Congress urged to amend environmental law
February 28, 2007 | BY
clpstaffIncreasingly activist senior environmental official Pan Yue has urged the Chinese legislature to step up its efforts against pollution by amending the…
Increasingly activist senior environmental official Pan Yue has urged the Chinese legislature to step up its efforts against pollution by amending the 17-year-old environmental law.
“The government's refusal or failure to fulfill environmental responsibilities has seriously set back China's environmental protection efforts,” he said.
The State Environmental Protection Administration (SEPA), of which Yue is deputy director, finds it difficult to restrict government actions because of the outdated law's limited focus on the actions of citizens and organizations.

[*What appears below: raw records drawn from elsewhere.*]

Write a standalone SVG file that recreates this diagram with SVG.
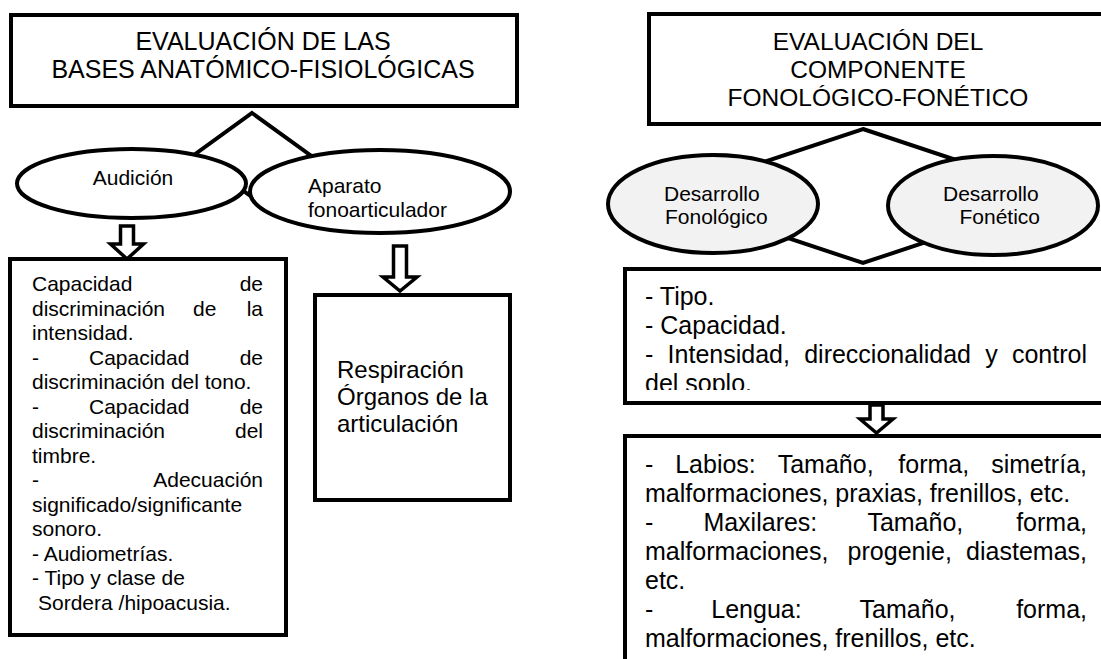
<svg xmlns="http://www.w3.org/2000/svg" width="1101" height="659" viewBox="0 0 1101 659">
<style>
.box{fill:#fff;stroke:#000;stroke-width:4}
.ell{fill:#fff;stroke:#000;stroke-width:4}
.ellg{fill:#f2f2f2;stroke:#000;stroke-width:4}
.dia{fill:none;stroke:#000;stroke-width:4;stroke-linejoin:miter}
.arr{fill:#fff;stroke:#000;stroke-width:3.5;stroke-linejoin:miter}
text{font-family:"Liberation Sans",Arial,sans-serif;fill:#000}
.t25{font-size:25px}
.t245{font-size:24.5px}
.t24{font-size:24px}
.t21{font-size:21px}
.mid{text-anchor:middle}
.end{text-anchor:end}
</style>
<defs>
<clipPath id="clipSoplo"><rect x="627" y="271" width="474" height="119"/></clipPath>
</defs>
<rect width="1101" height="659" fill="#fff"/>

<g id="title-left">
<rect class="box" x="11" y="15" width="506" height="91"/>
<text class="t25 mid" x="263" y="50">EVALUACIÓN DE LAS</text>
<text class="t25 mid" x="263" y="78">BASES ANATÓMICO-FISIOLÓGICAS</text>
</g>

<g id="title-right">
<rect class="box" x="649" y="14" width="480" height="110"/>
<text class="t245 mid" x="878" y="50">EVALUACIÓN DEL</text>
<text class="t245 mid" x="878" y="78">COMPONENTE</text>
<text class="t245 mid" x="878" y="106">FONOLÓGICO-FONÉTICO</text>
</g>

<g id="connectors">
<polygon class="dia" points="252,113 310,155 252,197 194,155"/>
<polygon class="dia" points="863,129 1064,196 863,263 662,196"/>
<path class="arr" d="M120.5,226 H133.5 V244 H143.5 L127,259 L110.5,244 H120.5 Z"/>
<path class="arr" d="M393.5,246 H406.5 V277 H417 L400,291 L383,277 H393.5 Z"/>
<path class="arr" d="M870,405 H883 V419 H893 L876.5,433 L860,419 H870 Z"/>
</g>

<g id="audicion">
<ellipse class="ell" cx="131.5" cy="183.5" rx="114.5" ry="34.5"/>
<text class="t21 mid" x="133" y="185">Audición</text>
</g>

<g id="aparato">
<ellipse class="ell" cx="380" cy="191.5" rx="130" ry="41.5"/>
<text class="t21" x="308" y="193">Aparato</text>
<text class="t21" x="308" y="217">fonoarticulador</text>
</g>

<g id="desarrollo-fonologico">
<ellipse class="ellg" cx="713" cy="204" rx="105" ry="49"/>
<text class="t21" x="664" y="201">Desarrollo</text>
<text class="t21" x="665" y="224">Fonológico</text>
</g>

<g id="desarrollo-fonetico">
<ellipse class="ellg" cx="993" cy="205.5" rx="105" ry="49.5"/>
<text class="t21" x="943" y="201">Desarrollo</text>
<text class="t21" x="959.5" y="224">Fonético</text>
</g>

<g id="audicion-detalle">
<rect class="box" x="10" y="259" width="276" height="376"/>
<text class="t21" x="32" y="291">Capacidad</text>
<text class="t21 end" x="263" y="291">de</text>
<text class="t21" x="32" y="315.5">discriminación</text>
<text class="t21" x="193" y="315.5">de</text>
<text class="t21 end" x="263" y="315.5">la</text>
<text class="t21" x="32" y="340">intensidad.</text>
<text class="t21" x="32" y="364.5">-</text>
<text class="t21" x="89" y="364.5">Capacidad</text>
<text class="t21 end" x="263" y="364.5">de</text>
<text class="t21" x="32" y="389">discriminación del tono.</text>
<text class="t21" x="32" y="413.5">-</text>
<text class="t21" x="89" y="413.5">Capacidad</text>
<text class="t21 end" x="263" y="413.5">de</text>
<text class="t21" x="32" y="438">discriminación</text>
<text class="t21 end" x="263" y="438">del</text>
<text class="t21" x="32" y="462.5">timbre.</text>
<text class="t21" x="32" y="487">-</text>
<text class="t21 end" x="263" y="487">Adecuación</text>
<text class="t21" x="32" y="511.5">significado/significante</text>
<text class="t21" x="32" y="536">sonoro.</text>
<text class="t21" x="32" y="560.5">- Audiometrías.</text>
<text class="t21" x="32" y="585">- Tipo y clase de</text>
<text class="t21" x="38" y="609.5">Sordera /hipoacusia.</text>
</g>

<g id="aparato-detalle">
<rect class="box" x="315" y="295" width="195" height="205"/>
<text class="t24" x="337" y="378">Respiración</text>
<text class="t24" x="337" y="405">Órganos de la</text>
<text class="t24" x="337" y="432">articulación</text>
</g>

<g id="soplo">
<rect class="box" x="625" y="269" width="490" height="134"/>
<g clip-path="url(#clipSoplo)">
<text class="t25" x="645" y="305">- Tipo.</text>
<text class="t25" x="645" y="334">- Capacidad.</text>
<text class="t25" x="645" y="363">-</text>
<text class="t25" x="667.6" y="363">Intensidad,</text>
<text class="t25" x="804.2" y="363">direccionalidad</text>
<text class="t25" x="985.2" y="363">y</text>
<text class="t25 end" x="1087" y="363">control</text>
<text class="t25" x="645" y="392">del soplo.</text>
</g>
</g>

<g id="organos">
<rect class="box" x="625" y="436" width="490" height="240"/>
<text class="t25" x="645" y="473">-</text>
<text class="t25" x="675.2" y="473">Labios:</text>
<text class="t25" x="777.7" y="473">Tamaño,</text>
<text class="t25" x="898.3" y="473">forma,</text>
<text class="t25 end" x="1087" y="473">simetría,</text>
<text class="t25" x="645" y="502">malformaciones, praxias, frenillos, etc.</text>
<text class="t25" x="645" y="531">-</text>
<text class="t25" x="703.4" y="531">Maxilares:</text>
<text class="t25" x="867.4" y="531">Tamaño,</text>
<text class="t25 end" x="1087" y="531">forma,</text>
<text class="t25" x="645" y="560">malformaciones,</text>
<text class="t25" x="847.6" y="560">progenie,</text>
<text class="t25 end" x="1087" y="560">diastemas,</text>
<text class="t25" x="645" y="589">etc.</text>
<text class="t25" x="645" y="618">-</text>
<text class="t25" x="711.3" y="618">Lengua:</text>
<text class="t25" x="859.6" y="618">Tamaño,</text>
<text class="t25 end" x="1087" y="618">forma,</text>
<text class="t25" x="645" y="647">malformaciones, frenillos, etc.</text>
</g>
</svg>
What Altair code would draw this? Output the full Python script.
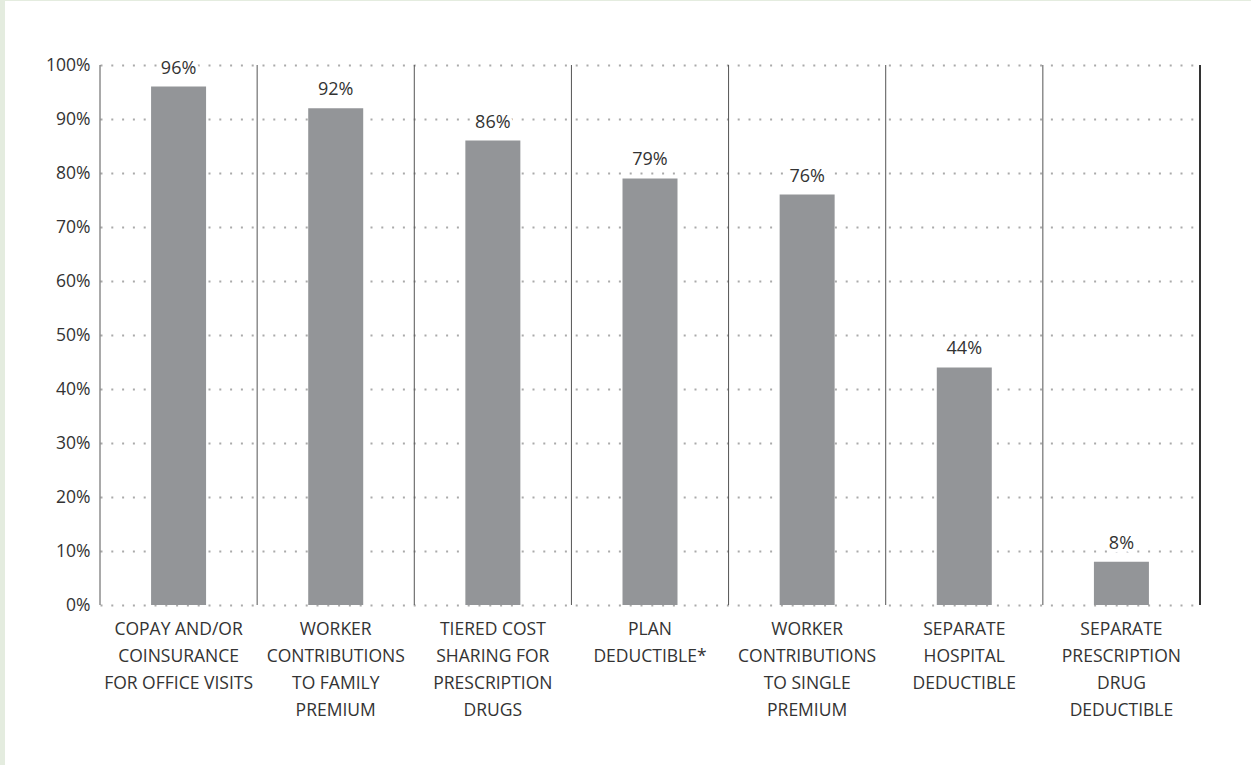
import altair as alt
import pandas as pd

categories = [
    "COPAY AND/OR|COINSURANCE|FOR OFFICE VISITS",
    "WORKER|CONTRIBUTIONS|TO FAMILY|PREMIUM",
    "TIERED COST|SHARING FOR|PRESCRIPTION|DRUGS",
    "PLAN|DEDUCTIBLE*",
    "WORKER|CONTRIBUTIONS|TO SINGLE|PREMIUM",
    "SEPARATE|HOSPITAL|DEDUCTIBLE",
    "SEPARATE|PRESCRIPTION|DRUG|DEDUCTIBLE",
]
values = [0.96, 0.92, 0.86, 0.79, 0.76, 0.44, 0.08]
labels = ["96%", "92%", "86%", "79%", "76%", "44%", "8%"]

df = pd.DataFrame({"cat": categories, "value": values, "label": labels})

FONT = "Open Sans"
TEXT = "#333333"
W, H = 1100, 540

xenc = alt.X("cat:N", sort=categories,
             scale=alt.Scale(paddingInner=0, paddingOuter=0),
             axis=alt.Axis(title=None, labelAngle=0, domain=False, ticks=False,
                           grid=False, labelPadding=15, labelFontSize=17.5,
                           labelLineHeight=27, labelColor=TEXT, labelFont=FONT,
                           labelExpr="split(datum.label, '|')", labelBaseline="top"))
yscale = alt.Scale(domain=[0, 1], nice=False)

base = alt.Chart(df)

bars = base.mark_bar(color="#939598", width=55).encode(
    x=xenc,
    y=alt.Y("value:Q", scale=yscale,
            axis=alt.Axis(title=None, format="%", values=[i / 10 for i in range(11)],
                          domain=False, ticks=False, labelPadding=10,
                          labelFontSize=17.5, labelColor=TEXT, labelFont=FONT,
                          grid=True, gridColor="#aaaaaa", gridWidth=2,
                          gridDash=[2, 8.8])),
)

text_bg = base.mark_text(dy=-13, fontSize=18, font=FONT, color="white",
                         stroke="white", strokeWidth=7, baseline="alphabetic").encode(
    x=alt.X("cat:N", sort=categories),
    y=alt.Y("value:Q", scale=yscale),
    text="label:N",
)
text = base.mark_text(dy=-13, fontSize=18, font=FONT, color=TEXT,
                      baseline="alphabetic").encode(
    x=alt.X("cat:N", sort=categories),
    y=alt.Y("value:Q", scale=yscale),
    text="label:N",
)

seps = base.mark_rule(color="#555555", strokeWidth=1).encode(
    x=alt.X("cat:N", sort=categories, bandPosition=0),
    y=alt.value(0), y2=alt.value(H),
)
right = base.mark_rule(color="#333333", strokeWidth=1).encode(
    x=alt.value(W), y=alt.value(0), y2=alt.value(H),
)

green = "#e4ecdf"
left_strip = base.mark_rect(color=green).encode(
    x=alt.value(-100), x2=alt.value(-95), y=alt.value(-65), y2=alt.value(700))
top_strip = base.mark_rect(color=green).encode(
    x=alt.value(-100), x2=alt.value(1151), y=alt.value(-65), y2=alt.value(-64))

chart = alt.layer(bars, seps, right, text_bg, text, left_strip, top_strip).properties(
    width=W, height=H,
    autosize=alt.AutoSizeParams(type="none"),
    padding={"left": 100, "top": 65, "right": 51, "bottom": 160},
    background="white",
).configure_view(stroke=None)

chart.save("out.html", embed_options={"renderer": "svg", "actions": False})
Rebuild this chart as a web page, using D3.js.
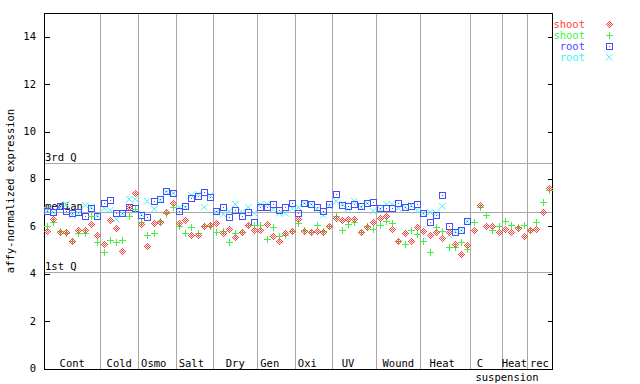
<!DOCTYPE html>
<html>
<head>
<meta charset="utf-8">
<script src="https://cdnjs.cloudflare.com/ajax/libs/d3/7.8.5/d3.min.js"></script>
<style>
  html, body { margin: 0; padding: 0; background: #fff; }
  svg text { font-family: "DejaVu Sans Mono", monospace; font-size: 10.5px; white-space: pre; }
</style>
</head>
<body>
<svg id="chart" width="640" height="384"></svg>
<script>
// ---------- data ----------
const groupNames  = ["Cont", "Cold", "Osmo ", "Salt ", "Dry", "Gen  ", "Oxi  ", "UV  ", "Wound", "Heat ", "C  ", "Heat", "rec"];
const groupSub    = ["", "", "", "", "", "", "", "", "", "", "suspension", "", ""];
const groupCounts = [9, 6, 6, 6, 7, 6, 6, 7, 7, 8, 5, 4, 4];

const yTicks = [0, 2, 4, 6, 8, 10, 12, 14];
const quartileNames  = ["3rd Q", "median", "1st Q"];
const quartileValues = [8.68, 6.62, 4.07];

const seriesNames = ["shoot", "shoot", "root", "root"];

const shootRep1 = [
  5.82, 6.31, 5.76, 5.74, 5.36, 5.86, 5.86, 6.10, 5.63,
  5.25, 6.28, 5.93, 4.94, 6.82, 7.42,
  6.11, 5.17, 6.14, 6.18, 6.61, 6.99,
  6.12, 6.28, 5.65, 5.65, 6.00, 6.05,
  6.14, 5.72, 5.89, 5.55, 5.74, 6.07, 5.83,
  5.86, 6.11, 5.58, 5.39, 5.72, 5.82,
  6.32, 5.79, 5.76, 5.79, 5.76, 6.00,
  6.35, 6.28, 6.31, 6.31, 5.76, 5.97, 6.18,
  6.35, 6.42, 5.89, 5.40, 5.72, 5.39, 5.97,
  5.82, 5.65, 5.76, 5.51, 5.76, 5.27, 4.83, 5.22,
  5.83, 6.89, 6.03, 6.00, 5.76,
  5.89, 5.76, 5.93, 5.60,
  5.86, 5.89, 6.61, 7.62
];
const shootRep2 = [
  6.02, 6.20, 5.80, 5.70, 5.38, 5.70, 5.70, 6.42, 5.33,
  4.92, 5.44, 5.35, 5.44, 6.44, 6.75,
  6.20, 5.63, 5.72, 6.22, 6.56, 6.80,
  6.02, 5.72, 5.96, 5.72, 6.03, 6.02,
  5.76, 5.82, 5.34, 5.72, 5.74, 6.07, 6.07,
  6.07, 5.48, 5.97, 5.60, 5.65, 5.79,
  6.14, 5.86, 5.76, 6.07, 5.82, 6.03,
  6.42, 5.86, 6.11, 6.17, 5.76, 6.03, 5.89,
  6.07, 6.21, 6.14, 5.39, 5.27, 5.83, 5.68,
  5.36, 4.92, 5.97, 5.79, 5.13, 5.13, 5.34, 5.05,
  6.17, 6.82, 6.49, 5.86, 6.03,
  6.24, 6.07, 5.97, 6.07,
  5.86, 6.17, 7.03, 7.52
];
const rootRep1 = [
  6.65, 6.62, 6.86, 6.66, 6.58, 6.62, 6.44, 6.76, 6.44,
  7.00, 7.09, 6.55, 6.55, 6.80, 6.78,
  6.48, 6.40, 7.07, 7.16, 7.50, 7.42,
  6.64, 6.84, 7.20, 7.29, 7.43, 7.22,
  6.66, 6.82, 6.40, 6.70, 6.45, 6.61, 6.18,
  6.82, 6.82, 6.92, 6.70, 6.82, 6.99,
  6.56, 6.99, 6.95, 6.82, 6.63, 6.92,
  7.38, 6.89, 6.87, 6.92, 6.85, 6.99, 7.03,
  6.78, 6.78, 6.78, 6.99, 6.82, 6.85, 6.92,
  6.56, 6.18, 6.49, 7.30, 6.00, 5.76, 5.83, 6.21,
  null, null, null, null, null,
  null, null, null, null,
  null, null, null, null
];
const rootRep2 = [
  6.70, 6.60, 6.80, 6.92, 6.48, 6.56, 6.88, 6.80, 6.48,
  6.78, 6.69, 6.31, 6.55, 7.14, 7.14,
  6.50, 7.08, 6.74, 7.10, 7.44, 7.42,
  6.80, 6.82, 7.31, 7.38, 6.82, 7.30,
  6.59, 6.54, 6.66, 6.95, 6.59, 6.82, 6.56,
  6.96, 6.96, 6.73, 6.56, 6.56, 6.78,
  6.82, 6.99, 6.92, 6.73, 6.46, 6.85,
  7.06, 6.95, 6.73, 7.06, 6.80, 6.99, 6.63,
  6.75, 6.92, 6.95, 6.78, 6.82, 6.88, 6.70,
  6.56, 6.61, 6.55, 6.87, 5.65, 5.82, 5.85, 6.21,
  null, null, null, null, null,
  null, null, null, null,
  null, null, null, null
];

// ---------- layout ----------
const svg = d3.select("#chart");
const L = 44, R = 552, T = 13, B = 369;
const nSamples = d3.sum(groupCounts);
const x = d3.scaleLinear().domain([0, nSamples]).range([L, R]);
const y = d3.scaleLinear().domain([0, 15]).range([368.5, T]);

const colors = ["#ff4040", "#44f044", "#4a4aff", "#44f4f4"];

// group boundaries
const bounds = [0];
groupCounts.forEach(c => bounds.push(bounds[bounds.length - 1] + c));

// grid lines (vertical separators)
svg.append("g").selectAll("line").data(bounds.slice(1, -1)).join("line")
  .attr("x1", d => Math.round(x(d)) + 0.5).attr("x2", d => Math.round(x(d)) + 0.5)
  .attr("y1", T).attr("y2", B)
  .attr("stroke", "#a8a8a8").attr("stroke-width", 1).attr("shape-rendering", "crispEdges");

// quartile lines
svg.append("g").selectAll("line").data(quartileValues).join("line")
  .attr("x1", L).attr("x2", R)
  .attr("y1", d => Math.round(y(d)) + 0.5).attr("y2", d => Math.round(y(d)) + 0.5)
  .attr("stroke", "#a8a8a8").attr("stroke-width", 1).attr("shape-rendering", "crispEdges");
svg.append("g").selectAll("text").data(quartileNames).join("text")
  .attr("x", L + 1).attr("y", (d, i) => Math.round(y(quartileValues[i])) - 2)
  .attr("fill", "#000").text(d => d);

// frame
svg.append("rect").attr("x", L + 0.5).attr("y", T + 0.5).attr("width", R - L).attr("height", B - T - 0.5)
  .attr("fill", "none").attr("stroke", "#000").attr("stroke-width", 1).attr("shape-rendering", "crispEdges");

// y axis ticks (inward, both sides)
const yAxisL = d3.axisRight(y).tickValues(yTicks).tickSize(5).tickFormat("");
const gL = svg.append("g").attr("transform", `translate(${L + 0.5},0)`).call(yAxisL);
gL.select(".domain").remove();
gL.selectAll("line").attr("stroke", "#000").attr("shape-rendering", "crispEdges");
const yAxisR = d3.axisLeft(y).tickValues(yTicks).tickSize(5).tickFormat("");
const gR = svg.append("g").attr("transform", `translate(${R + 0.5},0)`).call(yAxisR);
gR.select(".domain").remove();
gR.selectAll("line").attr("stroke", "#000").attr("shape-rendering", "crispEdges");
svg.append("g").selectAll("text").data(yTicks).join("text")
  .attr("x", 36).attr("y", d => y(d) + 3.5).attr("text-anchor", "end")
  .attr("fill", "#000").text(d => d);

// axis title
svg.append("text").attr("transform", "translate(14,191) rotate(-90)")
  .attr("text-anchor", "middle").attr("fill", "#000").text("affy-normalized expression");

// group labels
svg.append("g").selectAll("text").data(groupNames).join("text")
  .attr("x", (d, i) => x((bounds[i] + bounds[i + 1]) / 2))
  .attr("y", 367).attr("text-anchor", "middle").attr("xml:space", "preserve")
  .attr("fill", "#000").text(d => d);
svg.append("g").selectAll("text").data(groupSub).join("text")
  .attr("x", (d, i) => x(bounds[i]) + 5)
  .attr("y", 381).attr("text-anchor", "start")
  .attr("fill", "#000").text(d => d);

// ---------- markers ----------
const diamondCells = [];
for (let dx = -3; dx <= 3; dx++) for (let dy = -3; dy <= 3; dy++)
  if (Math.abs(dx) + Math.abs(dy) <= 3 && ((dx + dy) % 2 !== 0)) diamondCells.push([dx, dy]);

function drawMarker(g, s) {
  if (s === 0) {
    g.selectAll("rect").data(diamondCells).join("rect")
      .attr("x", d => d[0]).attr("y", d => d[1]).attr("width", 1).attr("height", 1)
      .attr("fill", colors[0]).attr("shape-rendering", "crispEdges");
  } else if (s === 1) {
    g.append("path").attr("d", "M-3,0.5H4M0.5,-3V4")
      .attr("stroke", colors[1]).attr("stroke-width", 1).attr("fill", "none").attr("shape-rendering", "crispEdges");
  } else if (s === 2) {
    g.append("rect").attr("x", -2.5).attr("y", -2.5).attr("width", 6).attr("height", 6)
      .attr("fill", "none").attr("stroke", colors[2]).attr("stroke-width", 1.4).attr("shape-rendering", "crispEdges");
    g.append("rect").attr("x", 0).attr("y", 0).attr("width", 1).attr("height", 1).attr("fill", colors[2]);
  } else {
    g.append("path").attr("d", "M-3,-3L3.5,3.5M-3,3.5L3.5,-3")
      .attr("stroke", colors[3]).attr("stroke-width", 1).attr("fill", "none");
  }
}

const allSeries = [shootRep1, shootRep2, rootRep1, rootRep2];
[3, 2, 1, 0].forEach(s => {
  const pts = allSeries[s].map((v, i) => ({ i, v })).filter(d => d.v !== null);
  svg.append("g").selectAll("g").data(pts).join("g")
    .attr("transform", d => `translate(${Math.round(x(d.i + 0.5))},${Math.round(y(d.v))})`)
    .each(function () { drawMarker(d3.select(this), s); });
});

// ---------- legend ----------
const leg = svg.append("g");
seriesNames.forEach((name, s) => {
  const cy = 24 + s * 11;
  leg.append("text").attr("x", 585).attr("y", cy + 3.5).attr("text-anchor", "end")
    .attr("fill", colors[s]).text(name);
  const g = leg.append("g").attr("transform", `translate(609,${cy})`);
  drawMarker(g, s);
});
</script>
</body>
</html>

“With inadequate laws, the government's attempt at responsibility in environmental protection has become a mere scrap of paper,” Pan told Xinhua.
Chinese environmental officials and media frequently rail against local authorities for rampant environmental violations and have called for serious punishments for negligent officials. In response, the Organization Department of the Communist Party of China Central Committee has announced that environmental protection will be an important criteria for assessing local officials' performance, beginning in 2007.
Pan said the environmental protection law should underscore the government's role in environmental protection and create harsher punishments.
Pan cited a lead poisoning incident and the arsenide pollution of the water supply of 80,000 people as two cases in support of his claim that, in the past year, “most of the environmental violations involved governments.”
The majority of China's rivers and lakes are polluted, and nearly half the ground water in urban areas is heavily polluted, according to investigations; of China's 222 drinkable water resources in 113 major cities, only 72% met national standards.
“The next 10 to 15 years is a crucial period for China's environmental protection cause. Governmental responsibility for the environment must be clarified in the law. This task should not be delayed,” Pan said.
Since 2004, Congress members have submitted nearly 70 motions and proposals on environmental legislation, with nearly half focusing on revising the current environmental protection law.